▶ Given exercise
Below are the records; extract from them the line containing "Recreate this image" to the line containing "family='Liberation Sans', ha='center', va='center')", both lines included, exactly and with no pictures.

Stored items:

┌────────

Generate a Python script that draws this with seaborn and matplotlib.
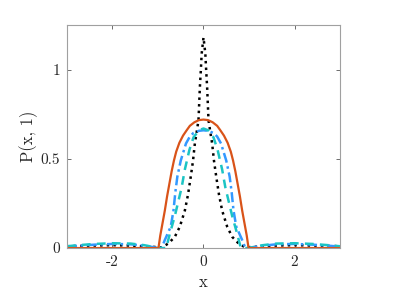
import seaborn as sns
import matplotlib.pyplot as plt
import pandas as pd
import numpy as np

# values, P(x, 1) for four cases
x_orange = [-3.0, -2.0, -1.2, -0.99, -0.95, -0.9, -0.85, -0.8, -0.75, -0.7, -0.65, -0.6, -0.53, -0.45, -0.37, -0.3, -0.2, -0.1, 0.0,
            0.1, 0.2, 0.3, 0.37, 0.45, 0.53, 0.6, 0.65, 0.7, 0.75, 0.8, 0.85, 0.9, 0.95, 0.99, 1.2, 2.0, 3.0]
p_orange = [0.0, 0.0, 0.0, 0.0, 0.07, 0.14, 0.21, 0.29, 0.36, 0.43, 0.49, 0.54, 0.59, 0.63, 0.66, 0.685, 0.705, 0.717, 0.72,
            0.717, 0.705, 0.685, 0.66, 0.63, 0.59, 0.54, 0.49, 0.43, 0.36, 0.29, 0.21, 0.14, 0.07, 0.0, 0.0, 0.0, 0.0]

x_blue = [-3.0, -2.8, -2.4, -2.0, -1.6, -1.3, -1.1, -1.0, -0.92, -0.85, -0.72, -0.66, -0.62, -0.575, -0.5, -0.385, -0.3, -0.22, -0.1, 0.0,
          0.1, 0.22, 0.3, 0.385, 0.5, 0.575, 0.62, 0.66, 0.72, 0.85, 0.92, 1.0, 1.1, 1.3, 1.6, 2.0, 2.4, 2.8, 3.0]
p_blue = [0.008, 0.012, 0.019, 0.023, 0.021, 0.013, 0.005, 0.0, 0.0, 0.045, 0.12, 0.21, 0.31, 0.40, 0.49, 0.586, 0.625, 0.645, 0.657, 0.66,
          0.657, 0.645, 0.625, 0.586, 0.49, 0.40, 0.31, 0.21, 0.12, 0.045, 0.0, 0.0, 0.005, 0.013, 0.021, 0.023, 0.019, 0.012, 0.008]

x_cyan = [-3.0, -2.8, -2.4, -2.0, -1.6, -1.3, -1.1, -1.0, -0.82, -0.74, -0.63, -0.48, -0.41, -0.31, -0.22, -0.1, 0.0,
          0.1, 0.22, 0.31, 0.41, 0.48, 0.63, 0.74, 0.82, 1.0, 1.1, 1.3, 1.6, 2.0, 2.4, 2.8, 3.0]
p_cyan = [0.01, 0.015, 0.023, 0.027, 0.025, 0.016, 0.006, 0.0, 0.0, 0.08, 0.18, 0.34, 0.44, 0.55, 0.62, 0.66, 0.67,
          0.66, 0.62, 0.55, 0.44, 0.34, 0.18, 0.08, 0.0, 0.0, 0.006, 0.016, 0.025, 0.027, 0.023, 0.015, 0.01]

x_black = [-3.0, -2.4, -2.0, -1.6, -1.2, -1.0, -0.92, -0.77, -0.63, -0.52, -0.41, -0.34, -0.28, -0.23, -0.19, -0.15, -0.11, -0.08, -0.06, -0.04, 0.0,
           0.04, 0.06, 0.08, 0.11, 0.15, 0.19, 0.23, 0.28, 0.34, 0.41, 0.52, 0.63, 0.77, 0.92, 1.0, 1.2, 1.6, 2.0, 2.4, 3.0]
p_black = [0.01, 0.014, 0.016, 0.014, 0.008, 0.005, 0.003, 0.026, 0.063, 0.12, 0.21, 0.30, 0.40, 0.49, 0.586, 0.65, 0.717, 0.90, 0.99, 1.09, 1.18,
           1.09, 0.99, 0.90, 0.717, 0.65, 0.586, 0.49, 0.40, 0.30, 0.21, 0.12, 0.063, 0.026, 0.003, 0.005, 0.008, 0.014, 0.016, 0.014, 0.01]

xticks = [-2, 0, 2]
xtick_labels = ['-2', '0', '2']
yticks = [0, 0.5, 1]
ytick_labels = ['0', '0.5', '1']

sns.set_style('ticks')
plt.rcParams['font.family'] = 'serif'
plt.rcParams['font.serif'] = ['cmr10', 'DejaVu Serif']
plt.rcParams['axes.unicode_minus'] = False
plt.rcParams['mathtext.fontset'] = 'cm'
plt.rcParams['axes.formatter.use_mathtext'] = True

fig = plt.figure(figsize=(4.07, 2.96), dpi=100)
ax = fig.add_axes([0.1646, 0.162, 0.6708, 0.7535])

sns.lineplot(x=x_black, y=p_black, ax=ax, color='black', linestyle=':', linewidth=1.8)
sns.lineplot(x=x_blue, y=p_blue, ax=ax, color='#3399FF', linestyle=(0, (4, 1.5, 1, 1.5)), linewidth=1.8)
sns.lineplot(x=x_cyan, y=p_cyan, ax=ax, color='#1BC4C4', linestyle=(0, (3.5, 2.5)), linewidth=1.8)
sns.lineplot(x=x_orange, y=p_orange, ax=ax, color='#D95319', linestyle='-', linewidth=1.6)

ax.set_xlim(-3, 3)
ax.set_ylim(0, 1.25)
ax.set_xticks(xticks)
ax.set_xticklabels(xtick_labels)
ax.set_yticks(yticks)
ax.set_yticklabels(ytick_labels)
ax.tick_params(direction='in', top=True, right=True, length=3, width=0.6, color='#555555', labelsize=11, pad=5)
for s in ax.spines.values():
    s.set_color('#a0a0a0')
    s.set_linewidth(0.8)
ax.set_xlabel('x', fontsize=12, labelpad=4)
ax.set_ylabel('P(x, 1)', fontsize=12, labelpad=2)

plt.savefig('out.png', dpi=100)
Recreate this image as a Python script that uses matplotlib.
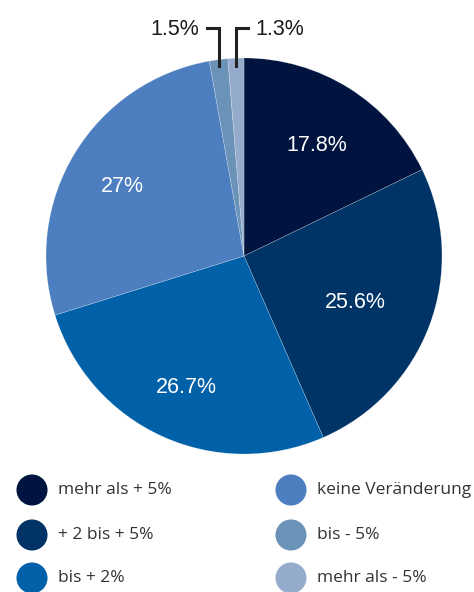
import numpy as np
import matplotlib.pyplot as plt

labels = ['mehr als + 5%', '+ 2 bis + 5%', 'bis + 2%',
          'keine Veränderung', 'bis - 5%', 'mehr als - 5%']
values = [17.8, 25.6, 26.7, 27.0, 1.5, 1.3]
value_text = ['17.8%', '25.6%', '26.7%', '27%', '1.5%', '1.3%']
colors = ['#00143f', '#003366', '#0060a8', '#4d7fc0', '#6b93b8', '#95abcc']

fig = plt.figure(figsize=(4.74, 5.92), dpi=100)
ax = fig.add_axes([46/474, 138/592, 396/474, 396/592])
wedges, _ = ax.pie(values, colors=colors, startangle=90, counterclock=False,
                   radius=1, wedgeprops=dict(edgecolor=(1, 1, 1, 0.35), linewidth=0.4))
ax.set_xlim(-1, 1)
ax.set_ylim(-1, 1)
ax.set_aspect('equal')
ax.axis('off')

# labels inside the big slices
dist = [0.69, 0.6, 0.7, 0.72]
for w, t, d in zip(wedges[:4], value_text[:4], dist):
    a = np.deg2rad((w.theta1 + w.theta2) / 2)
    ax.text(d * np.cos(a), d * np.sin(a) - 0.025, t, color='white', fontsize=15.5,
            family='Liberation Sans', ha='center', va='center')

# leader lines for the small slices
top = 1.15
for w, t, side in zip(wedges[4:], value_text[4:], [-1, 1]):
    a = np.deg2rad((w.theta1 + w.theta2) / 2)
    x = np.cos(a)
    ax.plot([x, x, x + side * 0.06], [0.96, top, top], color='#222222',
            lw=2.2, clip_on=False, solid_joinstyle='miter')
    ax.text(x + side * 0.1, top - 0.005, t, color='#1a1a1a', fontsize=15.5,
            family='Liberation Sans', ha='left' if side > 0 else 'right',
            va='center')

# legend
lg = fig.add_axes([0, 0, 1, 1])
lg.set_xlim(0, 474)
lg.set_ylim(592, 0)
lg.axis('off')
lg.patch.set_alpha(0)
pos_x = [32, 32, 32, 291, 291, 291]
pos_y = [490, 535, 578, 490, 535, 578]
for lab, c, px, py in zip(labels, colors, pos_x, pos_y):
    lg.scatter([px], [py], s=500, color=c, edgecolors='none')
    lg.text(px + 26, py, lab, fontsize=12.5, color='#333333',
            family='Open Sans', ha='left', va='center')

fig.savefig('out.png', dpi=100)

└────────

▶ Written reply
Recreate this image as a Python script that uses matplotlib.
import numpy as np
import matplotlib.pyplot as plt

labels = ['mehr als + 5%', '+ 2 bis + 5%', 'bis + 2%',
          'keine Veränderung', 'bis - 5%', 'mehr als - 5%']
values = [17.8, 25.6, 26.7, 27.0, 1.5, 1.3]
value_text = ['17.8%', '25.6%', '26.7%', '27%', '1.5%', '1.3%']
colors = ['#00143f', '#003366', '#0060a8', '#4d7fc0', '#6b93b8', '#95abcc']

fig = plt.figure(figsize=(4.74, 5.92), dpi=100)
ax = fig.add_axes([46/474, 138/592, 396/474, 396/592])
wedges, _ = ax.pie(values, colors=colors, startangle=90, counterclock=False,
                   radius=1, wedgeprops=dict(edgecolor=(1, 1, 1, 0.35), linewidth=0.4))
ax.set_xlim(-1, 1)
ax.set_ylim(-1, 1)
ax.set_aspect('equal')
ax.axis('off')

# labels inside the big slices
dist = [0.69, 0.6, 0.7, 0.72]
for w, t, d in zip(wedges[:4], value_text[:4], dist):
    a = np.deg2rad((w.theta1 + w.theta2) / 2)
    ax.text(d * np.cos(a), d * np.sin(a) - 0.025, t, color='white', fontsize=15.5,
            family='Liberation Sans', ha='center', va='center')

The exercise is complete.